The death count from the pandemic only tells part of the story, however. Those who have survived a bout with the virus face an uncertain future because of the serious long-term health effects on their vital organs. The burden that has been placed upon our doctors, nurses, and other front-line workers has been enormous and continues to grow as the virus relentlessly attacks our populace and fills our hospitals to overflowing. In addition, the economic impact of the pandemic has been profound for the millions of Americans who have lost their jobs, their businesses, and their homes. Millions of Americans, including one in five children, do not have enough to eat. The lines of cars at food banks stretch for miles.
For our nation’s young people, the virus has disrupted their lives to such an extent that economists say the effects upon their education and future job prospects will linger for years to come.
The pandemic has eviscerated the usual holiday celebrations that bring together family, friends, and colleagues, adding to the mental health and anxiety issues, especially for older Americans, that are a by-product of the constant stress in our lives.

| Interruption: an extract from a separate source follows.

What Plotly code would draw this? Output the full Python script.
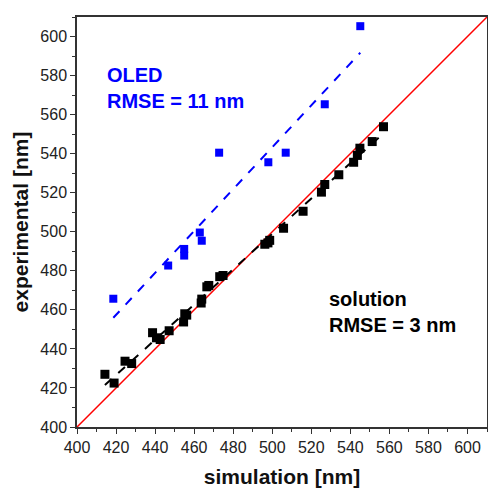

But amidst all of the chaos and danger that society is facing, this holiday season has provided us with an opportunity to discover a new-found appreciation for the things that really matter in our lives. With the usual holiday frenzy of parties, gift-shopping, vacations, and other self-indulgent pursuits no longer viable, we have a unique opportunity to reflect on what is really important: The health and safety of ourselves and our loved ones, as well as the urgent need to assist those who find themselves in dire straits this holiday season.
We hope that all of our readers will heed the warnings of our public health officials and that those with the means to do so will help the vast numbers of our less-fortunate fellow Americans. If we do these things, we will come to a true understanding of what the Christmas season really is all about.